In the typical exposure apparatus of this type, a light beam emitted from a light source is guided through a fly's eye lens (or microlens array) as an optical integrator to form a secondary light source as a substantive surface illuminant consisting of a lot of light sources. Light beams from the secondary light source are incident to a condenser lens.
The light beams converged by the condenser lens illuminate a mask with a predetermined pattern thereon in a superposed manner. Light having passed through the pattern of the mask travels through a projection optical system to form an image on a wafer. In this manner the mask pattern is projected (or transferred) onto the wafer as a photosensitive substrate to effect exposure thereof. The pattern formed on the mask is of high integration and a uniform illuminance distribution must be achieved on the wafer in order to accurately transfer this microscopic pattern onto the wafer.

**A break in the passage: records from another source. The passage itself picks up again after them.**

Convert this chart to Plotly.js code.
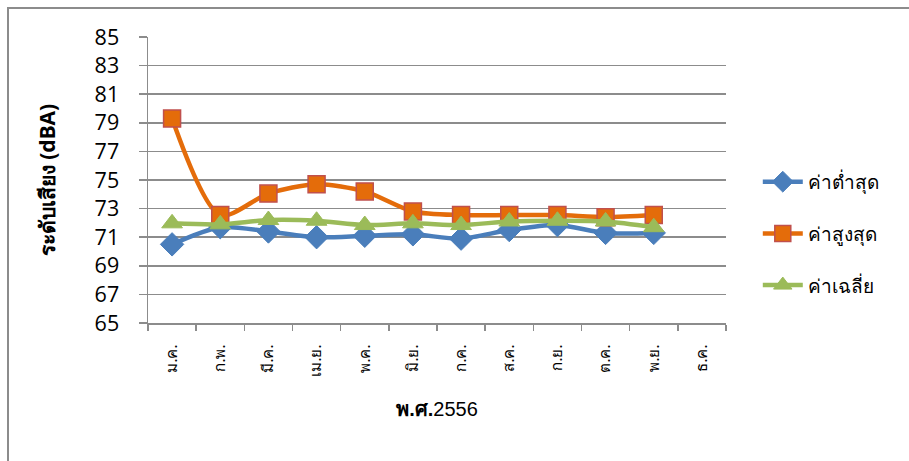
<!DOCTYPE html>
<html>
<head>
<meta charset="utf-8">
<script src="https://cdn.plot.ly/plotly-3.0.1.min.js"></script>
<style>
html,body{margin:0;padding:0;background:#fff;overflow:hidden;}
#frame{position:absolute;left:7px;top:7px;width:960px;height:520px;border:2px solid #8c8c8c;box-sizing:border-box;}
#chart{position:absolute;left:0;top:0;width:909px;height:461px;}
</style>
</head>
<body>
<div id="frame"></div>
<div id="chart"></div>
<script>
const months = ["ม.ค.","ก.พ.","มี.ค.","เม.ย.","พ.ค.","มิ.ย.","ก.ค.","ส.ค.","ก.ย.","ต.ค.","พ.ย.","ธ.ค."];
const minVals = [70.5, 71.7, 71.4, 71.0, 71.1, 71.2, 70.9, 71.5, 71.85, 71.3, 71.3, null];
const maxVals = [79.3, 72.55, 74.05, 74.7, 74.2, 72.8, 72.55, 72.55, 72.55, 72.4, 72.55, null];
const avgVals = [71.97, 71.9, 72.2, 72.15, 71.85, 71.97, 71.85, 72.1, 72.15, 72.1, 71.7, null];
const seriesNames = ["ค่าต่ำสุด","ค่าสูงสุด","ค่าเฉลี่ย"];
const yTitle = "<b>ระดับเสียง (dBA)</b>";
const xTitle = "<b>พ.ศ.</b>2556";

const traces = [
  {x: months, y: minVals, name: seriesNames[0], type:"scatter", mode:"lines+markers", legendgroup:"a",
   line:{color:"#4a7ebb", width:4.5, shape:"spline", smoothing:0.8},
   marker:{symbol:"diamond", size:18, color:"#4a7ebb", line:{color:"#4a7ebb", width:1}}},
  {x: months, y: maxVals, name: seriesNames[1], type:"scatter", mode:"lines+markers", legendgroup:"b",
   line:{color:"#e46c0a", width:4.5, shape:"spline", smoothing:0.8},
   marker:{symbol:"square", size:17, color:"#e46c0a", line:{color:"#c0504d", width:1.5}}},
  {x: months, y: avgVals, name: seriesNames[2], type:"scatter", mode:"lines+markers", legendgroup:"c",
   line:{color:"#9bbb59", width:4.5, shape:"spline", smoothing:0.8},
   marker:{symbol:"triangle-up", size:18, color:"#9bbb59", line:{color:"#9bbb59", width:1}}}
];

const layout = {
  width: 909, height: 461,
  paper_bgcolor: "rgba(0,0,0,0)", plot_bgcolor: "rgba(0,0,0,0)",
  margin: {l:148, r:183, t:37, b:138},
  showlegend: true,
  legend: {x:1.055, y:0.56, xanchor:"left", yanchor:"top", traceorder:"grouped", tracegroupgap:24,
           font:{family:"Noto Sans, Open Sans, sans-serif", size:19, color:"#000"}, itemwidth:40},
  xaxis: {
    type:"category", categoryorder:"array", categoryarray: months, range:[-0.5, 11.5],
    showgrid:false, showline:true, linecolor:"#8c8c8c", linewidth:1.5,
    ticks:"outside", tickson:"boundaries", ticklen:6, tickcolor:"#8c8c8c", tickwidth:1.5,
    tickangle:-90, ticklabelstandoff:14,
    tickfont:{family:"Noto Sans, sans-serif", size:15, color:"#000"},
    title:{text:xTitle, font:{family:"Liberation Sans, Arial, sans-serif", size:20, color:"#000"}, standoff:26},
    zeroline:false, fixedrange:true
  },
  yaxis: {
    range:[65,85], dtick:2, tick0:65,
    showgrid:true, gridcolor:"#8c8c8c", gridwidth:1.5,
    showline:true, linecolor:"#8c8c8c", linewidth:1.5,
    ticks:"outside", ticklen:8, tickcolor:"#8c8c8c", tickwidth:1.5, ticklabelstandoff:15,
    tickfont:{family:"Open Sans, sans-serif", size:21.5, color:"#000"},
    title:{text:yTitle, font:{family:"Noto Sans, Liberation Sans, sans-serif", size:21, color:"#000"}, standoff:33},
    zeroline:false, fixedrange:true
  }
};

Plotly.newPlot("chart", traces, layout, {displayModeBar:false, staticPlot:true});
</script>
</body>
</html>
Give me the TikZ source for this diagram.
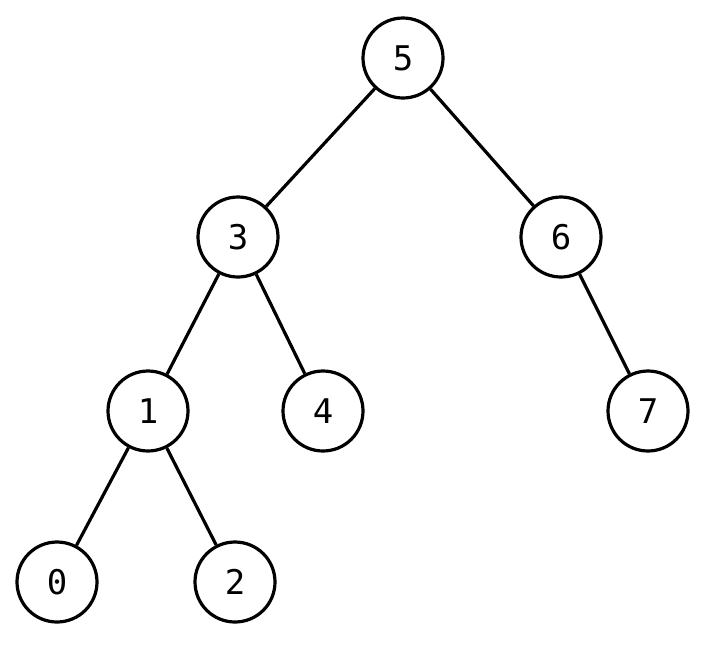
\documentclass[tikz,border=0pt]{standalone}
\usepackage{fontspec}
\setmonofont{DejaVu Sans Mono}
\begin{document}
\begin{tikzpicture}[x=1pt,y=-1pt,
  n/.style={circle,draw,line width=3.2pt,minimum size=80pt,inner sep=0pt,font=\ttfamily\fontsize{34}{34}\selectfont},
  e/.style={line width=3.2pt}]
\useasboundingbox (0,0) rectangle (707,649);
\node[n] (n5) at (403,58) {5};
\node[n] (n3) at (238,237) {3};
\node[n] (n6) at (561,237) {6};
\node[n] (n1) at (148,411) {1};
\node[n] (n4) at (323,411) {4};
\node[n] (n7) at (648,411) {7};
\node[n] (n0) at (57,582) {0};
\node[n] (n2) at (235,582) {2};
\draw[e] (n5)--(n3); \draw[e] (n5)--(n6);
\draw[e] (n3)--(n1); \draw[e] (n3)--(n4);
\draw[e] (n6)--(n7);
\draw[e] (n1)--(n0); \draw[e] (n1)--(n2);
\end{tikzpicture}
\end{document}
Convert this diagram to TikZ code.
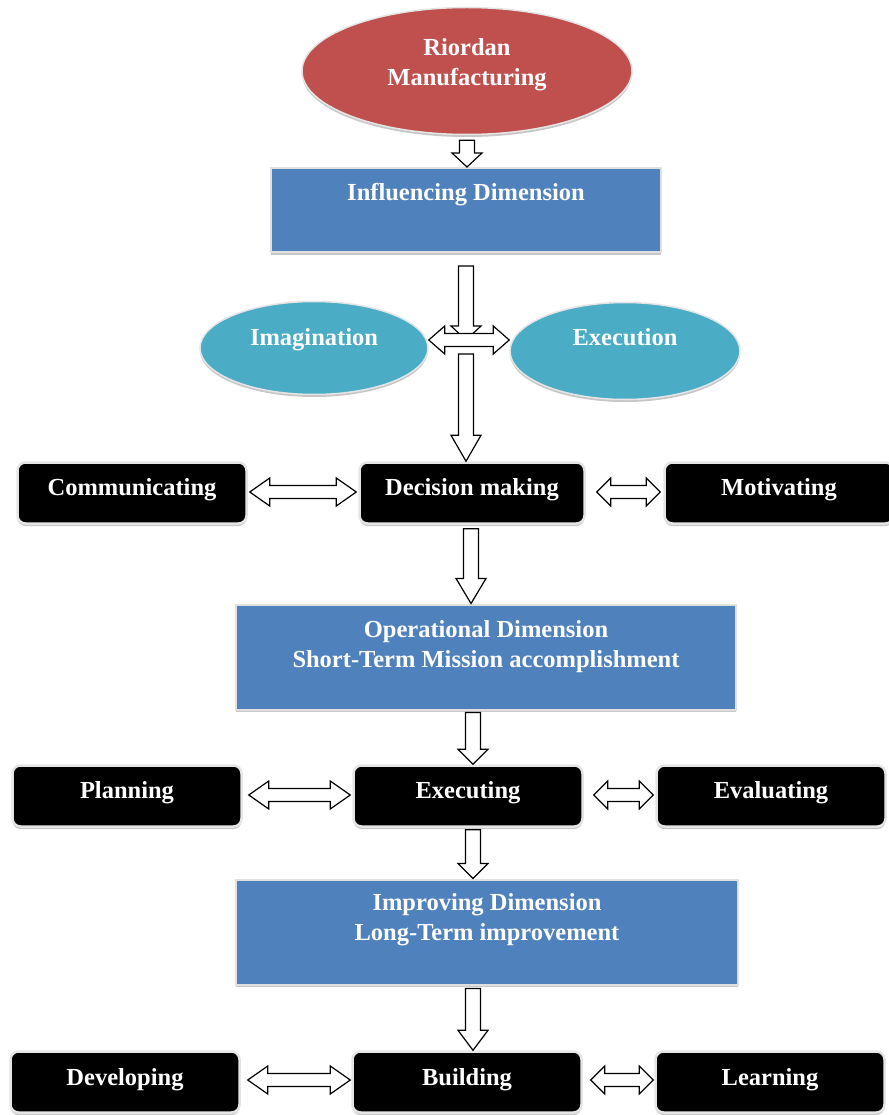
\documentclass[tikz,border=0pt]{standalone}
\usepackage{fontspec}
\setmainfont{Liberation Serif}
\usetikzlibrary{shapes.geometric,calc,shadows}

\definecolor{rmred}{HTML}{C0504D}
\definecolor{dimblue}{HTML}{4F81BD}
\definecolor{ovalteal}{HTML}{4BACC6}

% lift a label inside its shape without changing the shape's size
\newcommand\up[2]{\raisebox{#1pt}[0pt][0pt]{#2}}
\newcommand\twolines[2]{\begin{tabular}{@{}c@{}}#1\\#2\end{tabular}}

% hollow block arrow pointing down: [head length]{tail}{tip}
\newcommand\vblock[3][14]{%
  \draw[blockarrow] let \p1=#2, \p2=#3 in
    (\x1-7.5pt,\y1) -- (\x1+7.5pt,\y1) -- (\x1+7.5pt,\y2+#1pt) -- (\x1+15pt,\y2+#1pt)
    -- (\x1,\y2) -- (\x1-15pt,\y2+#1pt) -- (\x1-7.5pt,\y2+#1pt) -- cycle;}

% hollow horizontal double-headed block arrow: [head length]{left tip}{right tip}
\newcommand\hdouble[3][13]{%
  \draw[blockarrow] let \p1=#2, \p2=#3 in
    (\x1,\y1) -- (\x1+#1pt,\y1+14pt) -- (\x1+#1pt,\y1+6.5pt) -- (\x2-#1pt,\y1+6.5pt)
    -- (\x2-#1pt,\y1+14pt) -- (\x2,\y1) -- (\x2-#1pt,\y1-14pt) -- (\x2-#1pt,\y1-6.5pt)
    -- (\x1+#1pt,\y1-6.5pt) -- (\x1+#1pt,\y1-14pt) -- cycle;}

\tikzset{
  every node/.style={font=\bfseries\fontsize{24.5}{30}\selectfont, text=white},
  softshadow/.style={drop shadow={shadow xshift=0pt, shadow yshift=-2.5pt, fill=black!22, opacity=1}},
  oval/.style={ellipse, draw=black!10, line width=1.5pt, softshadow, inner sep=0pt},
  dimbox/.style={rectangle, fill=dimblue, draw=black!12, line width=2pt, softshadow,
                 inner sep=0pt, minimum height=105pt},
  taskbox/.style={rectangle, rounded corners=8pt, fill=black, draw=black!10, line width=2.5pt,
                  softshadow, inner sep=0pt, minimum height=61pt, minimum width=229pt},
  blockarrow/.style={draw=black, line width=1.2pt, fill=white, line join=miter},
}

\begin{document}
\begin{tikzpicture}[x=1pt, y=-1pt]
  \fill[white] (0,0) rectangle (888,1115);
  \useasboundingbox (0,0) rectangle (888,1115);

  % top of the hierarchy
  \node[oval, fill=rmred, minimum width=330pt, minimum height=127pt] (rm) at (467,71)
    {\up{0}{\twolines{Riordan}{Manufacturing}}};
  \node[dimbox, minimum width=390pt, minimum height=84pt] (inf) at (466,210)
    {\up{9}{Influencing Dimension}};

  \node[oval, fill=ovalteal, minimum width=228pt, minimum height=93pt] (ima) at (314,348)
    {\up{3}{Imagination}};
  \node[oval, fill=ovalteal, minimum width=230pt, minimum height=97pt] (exe) at (625,351)
    {\up{6}{Execution}};
  \coordinate (hub) at (466,340);

  % influencing row
  \node[taskbox] (com) at (132,493) {\up{-2}{Communicating}};
  \node[taskbox, minimum width=225pt] (dec) at (472,493) {\up{-2}{Decision making}};
  \node[taskbox] (mot) at (779,493) {\up{-2}{Motivating}};

  % operational dimension
  \node[dimbox, minimum width=500pt] (ope) at (486,657)
    {\up{4}{\twolines{Operational Dimension}{Short-Term Mission accomplishment}}};

  \node[taskbox] (pla) at (127,796) {\up{-2}{Planning}};
  \node[taskbox] (exg) at (468,796) {\up{-2}{Executing}};
  \node[taskbox] (eva) at (771,796) {\up{-2}{Evaluating}};

  % improving dimension
  \node[dimbox, minimum width=502pt] (imp) at (487,932)
    {\up{6}{\twolines{Improving Dimension}{Long-Term improvement}}};

  \node[taskbox] (dev) at (125,1082) {\up{-3}{Developing}};
  \node[taskbox] (bui) at (467,1082) {\up{-3}{Building}};
  \node[taskbox] (lea) at (770,1082) {\up{-3}{Learning}};

  % connectors
  \vblock[14]{($(rm.south)+(0,5)$)}{(inf.north)}
  \vblock[14]{($(hub |- inf.south)+(0,13)$)}{(hub)}
  \hdouble[16]{(ima.east |- hub)}{(exe.west |- hub)}
  \vblock[26]{($(hub)+(0,14)$)}{(dec.north)}

  \hdouble[20]{($(com.east)+(2,-1)$)}{($(dec.west)+(-2,-1)$)}
  \hdouble[14]{($(dec.east)+(11,-1)$)}{($(mot.west)+(-3,-1)$)}
  \vblock[25]{($(dec.south)+(-1,4)$)}{(ope.north)}

  \vblock[15]{($(exg.north |- ope.south)+(5,2)$)}{(exg.north)}
  \hdouble[20]{($(pla.east)+(6,-1)$)}{($(exg.west)+(-2,-1)$)}
  \hdouble[14]{($(exg.east)+(10,-1)$)}{($(eva.west)+(-2,-1)$)}
  \vblock[15]{($(exg.south)+(5,2)$)}{(imp.north)}

  \vblock[20]{($(bui.north |- imp.south)+(6,3)$)}{(bui.north)}
  \hdouble[20]{($(dev.east)+(7,-2)$)}{($(bui.west)+(-1,-2)$)}
  \hdouble[14]{($(bui.east)+(8,-2)$)}{($(lea.west)+(-1,-2)$)}
\end{tikzpicture}
\end{document}
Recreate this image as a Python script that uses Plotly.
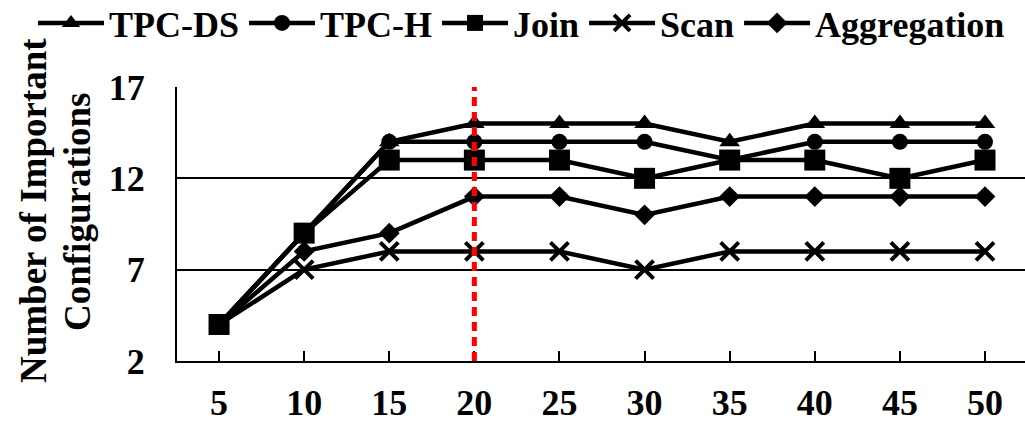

Furthermore, attention is being focused on the technology of forming the secondary light source of circular shape on the rear focal plane of the fly's eye lens and changing the size thereof to vary the coherency σ of illumination (σ value=diameter of an aperture stop/pupil diameter of a projection optical system, or σ value=exit-side numerical aperture of an illumination optical system/entrance-side numerical aperture of the projection optical system). In addition, attention is also focused on the technology of forming the secondary light source of annular shape or quadrupole shape on the rear focal plane of the fly's eye lens to improve the depth of focus and resolving power of the projection optical system.